Bintang tiga untuk buku ini, gaya penulisannya, cerita yang diberikan bisa dibilang cukup ringan, dan tentu saja penuh dengan makna dan kata-kata yang dirangkai khas seorang Rendra. Sisi lain dari Rendra.
Seperti judulnya, menceritakan kisah romansa. Meskipun dalam buku ini kebanyakan bercerita tentang kisah cinta remaja, ada juga kisah cinta yang berbentuk lain seperti cinta terhadap keluarga, teman dan lain lain
Pertama melihat buku ini, saya langsung terperanjak membeli. Di pikiran hanya terbesit "bagaimana seorang penyair seperti Rendra mencurahkan kata-kata kedalam karya cerpen?" Hanya sebatas keingintahuan.
Buku ini bercerita tentang hal-hal yang dekat dengan kita, percintaan, kehidupan sosial/keluarga. Bahasa Rendra halus dekat membawa saya ke masa lampau.
Rendra memang lebih terkenal sebagai seorang penyair. Cerita pendeknya sederhana, membawa kita mengintip ke kehidupan orang-orang tanpa banyak basa-basi.
My friend gave me this book as a gift (thank you Imel 🙏🏻). Pertama kali lihat sedikit ada firasat bakal suka dan ternyata feeling itu benar!
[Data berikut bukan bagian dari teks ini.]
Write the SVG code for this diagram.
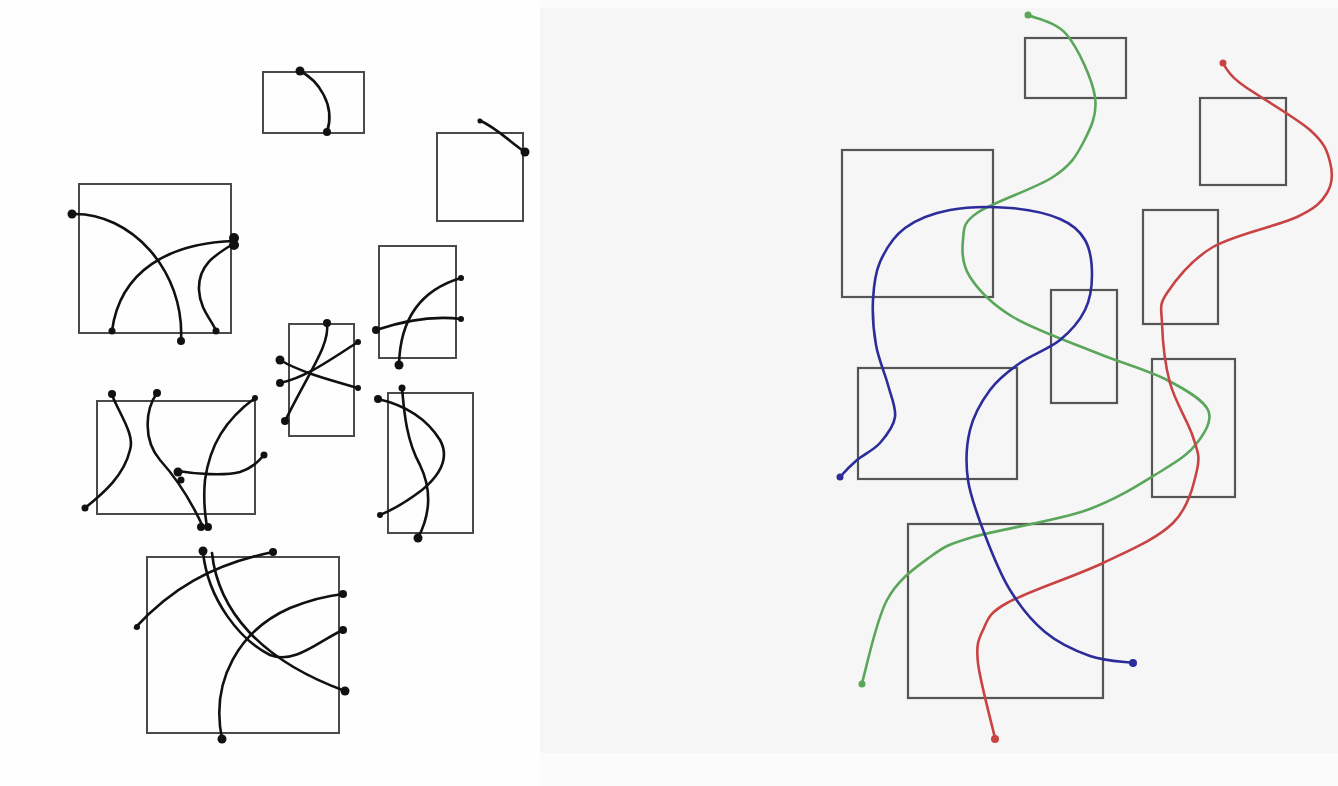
<svg xmlns="http://www.w3.org/2000/svg" width="1338" height="786" viewBox="0 0 1338 786">
<style>
.box{fill:none;stroke:#4a4a4a;stroke-width:2}
.rbox{fill:none;stroke:#555;stroke-width:2.2}
.k{fill:none;stroke:#111;stroke-width:2.6;stroke-linecap:round}
.kd{fill:#111}
.g{fill:none;stroke:#5aa65a;stroke-width:2.6;stroke-linecap:round}
.r{fill:none;stroke:#c84444;stroke-width:2.6;stroke-linecap:round}
.b{fill:none;stroke:#2c2c9a;stroke-width:2.6;stroke-linecap:round}
</style>
<rect x="0" y="0" width="1338" height="786" fill="#fbfbfb"/>
<rect x="540" y="8" width="798" height="745" fill="#f6f6f6"/>
<rect x="0" y="0" width="540" height="786" fill="#fefefe"/>
<g id="left-boxes">
<rect class="box" x="263" y="72" width="101" height="61"/>
<rect class="box" x="437" y="133" width="86" height="88"/>
<rect class="box" x="79" y="184" width="152" height="149"/>
<rect class="box" x="379" y="246" width="77" height="112"/>
<rect class="box" x="289" y="324" width="65" height="112"/>
<rect class="box" x="97" y="401" width="158" height="113"/>
<rect class="box" x="388" y="393" width="85" height="140"/>
<rect class="box" x="147" y="557" width="192" height="176"/>
</g>
<g id="left-curves">
<path class="k" d="M300,71 C318,80 336,105 327,132"/>
<path class="k" d="M479,120 C497,128 510,142 525,152"/>
<path class="k" d="M72,214 C130,212 185,270 181,341"/>
<path class="k" d="M112,331 C120,270 170,243 234,241"/>
<path class="k" d="M233,244 C215,255 198,265 199,290 C200,310 212,320 216,331"/>
<path class="k" d="M376,330 C400,322 430,315 461,319"/>
<path class="k" d="M399,365 C400,320 420,290 461,278"/>
<path class="k" d="M327,323 C330,345 310,370 285,421"/>
<path class="k" d="M280,360 C300,372 330,380 358,388"/>
<path class="k" d="M280,383 C305,378 330,360 358,342"/>
<path class="k" d="M378,399 C400,404 425,416 440,440 C450,458 440,475 422,490 C405,503 392,510 380,515"/>
<path class="k" d="M402,388 C404,410 406,440 420,465 C432,490 430,515 418,538"/>
<path class="k" d="M112,395 C120,415 135,435 130,450 C124,475 105,492 85,508"/>
<path class="k" d="M157,393 C145,410 143,440 160,460 C178,480 193,505 203,527"/>
<path class="k" d="M178,471 C195,474 225,476 240,472 C252,468 258,462 264,455"/>
<path class="k" d="M255,398 C225,420 210,445 205,480 C203,500 205,515 207,527"/>
<path class="k" d="M135,628 C170,590 210,565 273,552"/>
<path class="k" d="M203,552 C208,600 240,640 270,655 C295,665 320,640 343,630"/>
<path class="k" d="M212,553 C218,610 260,660 345,691"/>
<path class="k" d="M222,739 C210,680 240,630 290,608 C310,600 325,596 343,594"/>
</g>
<g id="left-dots" class="kd">
<circle cx="300" cy="71" r="4.5"/><circle cx="327" cy="132" r="4"/>
<circle cx="480" cy="121" r="2.5"/><circle cx="525" cy="152" r="4.5"/>
<circle cx="72" cy="214" r="4.5"/><circle cx="181" cy="341" r="4"/>
<circle cx="112" cy="331" r="3.5"/><circle cx="234" cy="238" r="5"/><circle cx="234" cy="245" r="5"/>
<circle cx="216" cy="331" r="3.5"/>
<circle cx="376" cy="330" r="4"/><circle cx="461" cy="319" r="3"/>
<circle cx="399" cy="365" r="4.5"/><circle cx="461" cy="278" r="3"/>
<circle cx="327" cy="323" r="4"/><circle cx="285" cy="421" r="4"/>
<circle cx="280" cy="360" r="4.5"/><circle cx="358" cy="388" r="3"/>
<circle cx="280" cy="383" r="4"/><circle cx="358" cy="342" r="3"/>
<circle cx="378" cy="399" r="4"/><circle cx="380" cy="515" r="3"/>
<circle cx="402" cy="388" r="3.5"/><circle cx="418" cy="538" r="4.5"/>
<circle cx="112" cy="394" r="4"/><circle cx="85" cy="508" r="3.5"/>
<circle cx="157" cy="393" r="4"/><circle cx="201" cy="527" r="4"/>
<circle cx="178" cy="472" r="4.5"/><circle cx="181" cy="480" r="3.5"/><circle cx="264" cy="455" r="3.5"/>
<circle cx="255" cy="398" r="3"/><circle cx="208" cy="527" r="4"/>
<circle cx="137" cy="627" r="3"/><circle cx="273" cy="552" r="4"/>
<circle cx="203" cy="551" r="4.5"/><circle cx="343" cy="630" r="4"/>
<circle cx="345" cy="691" r="4.5"/>
<circle cx="222" cy="739" r="4.5"/><circle cx="343" cy="594" r="4"/>
</g>
<g id="right-boxes">
<rect class="rbox" x="1025" y="38" width="101" height="60"/>
<rect class="rbox" x="1200" y="98" width="86" height="87"/>
<rect class="rbox" x="842" y="150" width="151" height="147"/>
<rect class="rbox" x="1143" y="210" width="75" height="114"/>
<rect class="rbox" x="1051" y="290" width="66" height="113"/>
<rect class="rbox" x="858" y="368" width="159" height="111"/>
<rect class="rbox" x="1152" y="359" width="83" height="138"/>
<rect class="rbox" x="908" y="524" width="195" height="174"/>
</g>
<g id="right-curves">
<path class="g" d="M1028,15 C1034.5,18.3 1055.8,21.3 1067,35 C1078.2,48.7 1092.3,79 1095,97 C1097.7,115 1090,129.7 1083,143 C1076,156.3 1070.7,165.3 1053,177 C1035.3,188.7 992,202.5 977,213 C962,223.5 964.2,229.3 963,240 C961.8,250.7 961.7,264.2 970,277 C978.3,289.8 991.8,304.3 1013,317 C1034.2,329.7 1071.3,342.5 1097,353 C1122.7,363.5 1148.5,370.5 1167,380 C1185.5,389.5 1203,399.5 1208,410 C1213,420.5 1204.5,433 1197,443 C1189.5,453 1181.3,458.8 1163,470 C1144.7,481.2 1118.7,498.8 1087,510 C1055.3,521.2 999.2,529.2 973,537 C946.8,544.8 944.3,546.5 930,557 C915.7,567.5 898.3,579 887,600 C875.7,621 866.2,669.2 862,683"/>
<path class="r" d="M1223,63 C1227,71 1232,77 1240,83 C1254.5,94.2 1295,116.8 1310,130 C1325,143.2 1327.2,151.5 1330,162 C1332.8,172.5 1332.5,183.8 1327,193 C1321.5,202.2 1316,208 1297,217 C1278,226 1234.7,234.3 1213,247 C1191.3,259.7 1175.5,280.3 1167,293 C1158.5,305.7 1161.5,308 1162,323 C1162.5,338 1164.8,364 1170,383 C1175.2,402 1188.5,422.5 1193,437 C1197.5,451.5 1200.3,455.7 1197,470 C1193.7,484.3 1188.7,507.5 1173,523 C1157.3,538.5 1130.7,549.7 1103,563 C1075.3,576.3 1027,591.8 1007,603 C987,614.2 987.8,620 983,630 C978.2,640 976,645 978,663 C980,681 992.2,725.5 995,738"/>
<path class="b" d="M840,477 C842.8,473.8 850.3,465.7 857,460 C863.7,454.3 873.7,450.2 880,443 C886.3,435.8 893.7,426.7 895,417 C896.3,407.3 891.2,397 888,385 C884.8,373 878.5,359.2 876,345 C873.5,330.8 872.3,313.8 873,300 C873.7,286.2 874.7,274 880,262 C885.3,250 893.3,236.7 905,228 C916.7,219.3 932.5,213.3 950,210 C967.5,206.7 991.7,206.5 1010,208 C1028.3,209.5 1047.5,213.7 1060,219 C1072.5,224.3 1079.7,230.7 1085,240 C1090.3,249.3 1092,263.3 1092,275 C1092,286.7 1090.3,299.2 1085,310 C1079.7,320.8 1070.8,331.2 1060,340 C1049.2,348.8 1031.7,354.7 1020,363 C1008.3,371.3 998.3,378.8 990,390 C981.7,401.2 973.7,415 970,430 C966.3,445 965.5,462.5 968,480 C970.5,497.5 978,516.7 985,535 C992,553.3 1000,573.8 1010,590 C1020,606.2 1031.7,621 1045,632 C1058.3,643 1075.3,650.8 1090,656 C1104.7,661.2 1125.8,661.8 1133,663"/>
</g>
<g id="right-dots">
<circle cx="1028" cy="15" r="3.5" fill="#5aa65a"/>
<circle cx="862" cy="684" r="3.5" fill="#5aa65a"/>
<circle cx="1223" cy="63" r="3.5" fill="#c84444"/>
<circle cx="995" cy="739" r="4" fill="#c84444"/>
<circle cx="840" cy="477" r="3.5" fill="#2c2c9a"/>
<circle cx="1133" cy="663" r="4" fill="#2c2c9a"/>
</g>
</svg>
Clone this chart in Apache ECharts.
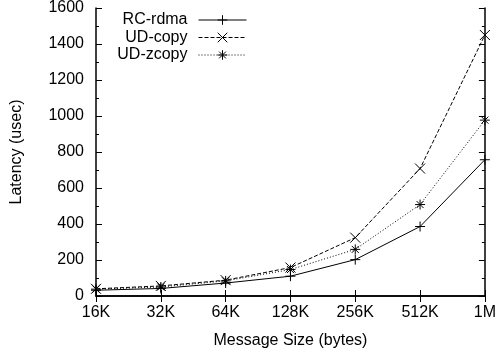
<!DOCTYPE html>
<html><head><meta charset="utf-8">
<script src="https://cdn.jsdelivr.net/npm/echarts@6/dist/echarts.min.js"></script>
<style>html,body{margin:0;padding:0;background:#fff}#c{width:499px;height:356px}</style>
</head><body><div id="c"></div>
<script>
var categories = ['16K','32K','64K','128K','256K','512K','1M'];
var rcRdma = [32, 42, 72, 110, 202, 386, 757];
var udCopy = [40, 56, 88, 158, 324, 708, 1450];
var udZcopy = [38, 50, 84, 147, 259, 508, 977];
var seriesNames = ['RC-rdma', 'UD-copy', 'UD-zcopy'];
var yTicks = {min: 0, max: 1600, interval: 200};

var FONT = '"Liberation Sans", Arial, sans-serif';
var symPlus = 'path://M5,0V10M0,5H10';
var symCross = 'path://M0,0L10,10M10,0L0,10';
var symStar = 'path://M5,0V10M0,5H10M1.5,1.5L8.5,8.5M8.5,1.5L1.5,8.5';

function mkSeries(name, data, sym, type, size) {
  return {
    name: name, type: 'line', data: data, xAxisIndex: 0, yAxisIndex: 0,
    symbol: sym, symbolSize: size, showSymbol: true, symbolKeepAspect: true,
    itemStyle: {color: 'none', borderColor: '#000', borderWidth: 1},
    lineStyle: {color: '#000', width: 1, type: type},
    emphasis: {disabled: true}, animation: false
  };
}

var axisCommon = {
  axisLine: {show: true, lineStyle: {color: '#000', width: 1.5}},
  axisTick: {show: true, inside: true, length: 6, lineStyle: {color: '#000', width: 1}},
  splitLine: {show: false}
};

var chart = echarts.init(document.getElementById('c'), null, {renderer: 'canvas'});
chart.setOption({
  backgroundColor: '#fff',
  animation: false,
  grid: {left: 96, right: 13, top: 6, bottom: 60, containLabel: false},
  legend: {
    orient: 'vertical', align: 'right', right: 252, top: 12, padding: 0,
    itemWidth: 48, itemHeight: 12, itemGap: 1.5,
    itemStyle: {color: 'none', borderColor: '#000', borderWidth: 1},
    lineStyle: {width: 1},
    textStyle: {fontFamily: FONT, fontSize: 16, color: '#000', lineHeight: 16, padding: [0, 6, 0, 0]},
    data: seriesNames
  },
  xAxis: [
    Object.assign({}, axisCommon, {
      type: 'category', data: categories, boundaryGap: false, position: 'bottom',
      axisLabel: {fontFamily: FONT, fontSize: 16, color: '#000', margin: 9},
      name: 'Message Size (bytes)', nameLocation: 'middle', nameGap: 37,
      nameTextStyle: {fontFamily: FONT, fontSize: 16, color: '#000'}
    }),
    Object.assign({}, axisCommon, {
      type: 'category', data: categories, boundaryGap: false, position: 'top',
      axisLabel: {show: false}
    })
  ],
  yAxis: [
    Object.assign({}, axisCommon, {
      type: 'value', min: yTicks.min, max: yTicks.max, interval: yTicks.interval, position: 'left',
      axisLabel: {fontFamily: FONT, fontSize: 16, color: '#000', margin: 12, formatter: function (v) { return String(v); }},
      minorTick: {show: true, splitNumber: 2, length: 3, lineStyle: {color: '#000', width: 1}},
      name: 'Latency (usec)', nameLocation: 'middle', nameGap: 71, nameRotate: 90,
      nameTextStyle: {fontFamily: FONT, fontSize: 16, color: '#000'}
    }),
    Object.assign({}, axisCommon, {
      type: 'value', min: yTicks.min, max: yTicks.max, interval: yTicks.interval, position: 'right',
      axisLabel: {show: false},
      minorTick: {show: true, splitNumber: 2, length: 3, lineStyle: {color: '#000', width: 1}}
    })
  ],
  series: [
    mkSeries(seriesNames[0], rcRdma, symPlus, 'solid', 10),
    mkSeries(seriesNames[1], udCopy, symCross, [4, 2], 10),
    mkSeries(seriesNames[2], udZcopy, symStar, [1, 2], 10)
  ]
});
</script></body></html>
- Suka cara Mas Rendra yang sering menceritakan tokoh utama dari sudut pandang orang lain
- Merasa disentil sama Mas Rendra karena banyak pergumulan tokoh utama yg mirip sama saya juga!
- Banyak petuah bagus yang gak klise dan rasional
- Isu-isu yang dibahas mungkin terlihat biasa sekarang ini, tapi perlu diketahui bahwa kumpulan cerpen ini ditulis sekitar tahun 50-60an
- Sebenarnya pas awal ngerasa risih sama beberapa cerita yang kok kayak sexist banget, tapi saya pikir mungkin memang ada ironi yang diingin disampaikan Mas Rendra
Cerita yang memukau saya: 1) Napas Malam Saya ngebayangin cerita ini pakai template film Disney gitu yang agak surreal 😂 asli keren bgt!
2) Pacar Seorang Seniman Jujur pas awal baca sempet mikir “Apakah ini akan menjadi cerita romance klise yg cringy?” Ternyata tidak ferguso! Saya cukup terbuai dengan surat adik yg sedikit mengingatkan saya sama suratnya Naoko di Norwegian Wood. Bahkan kata “Awww” sempat beberapa kali terucap dalam hati saya ketika membaca.
Selain kedua cerita diatas, saya juga menikmati Orang-Orang Peronda dan Gaya Herjan.
Entah kenapa saya merasa kumcernya biasa aja yah hanya beberapa yang saya suka. Jujur saya lebih menikmati kumcernya Eka Kurniawan, Puthut Ea dan Norman Erikson pasaribu malahan.
Siapa yang tidak mengenal W.S. Rendra? Pujangga yang selalu memanjakan kita dengan puisi-puisinya. Tetapi adakah kalian pernah mengetahui bahwa beliau pun sanggup menulis cerpen dengan indahnya? Di buku ini, kita bisa mengetahui kepiawaiannya dalam merajut sebuah cerita.
apa yang lebih manis dari cerpen cerpen rendra? nggak ada. sebab ini yg paling manis. ceritanya ga terlalu diada adakan, ga terlalu drama, semua pas pada porsinya. dalam setiap cerpennya, selalu ada hikmah yg dapat diambil tanpa pembaca merasa digurui.
Buku yang memperkenalkan saya lebih dekat dengan sosok Rendra. Cerpen-cerpennya sebenarnya sederhana dan tidak rumit, tetapi gayanya bertutur dan fakta bahwa tulisan tersebut dibuat tahun 60an benar-benar membuat saya kagum. Ah ya, di balik kesederhanaannya, setiap kisah pendek secara tegas memiliki "pesan untuk disampaikan", muatan yang memotivasi saya agar menulis juga.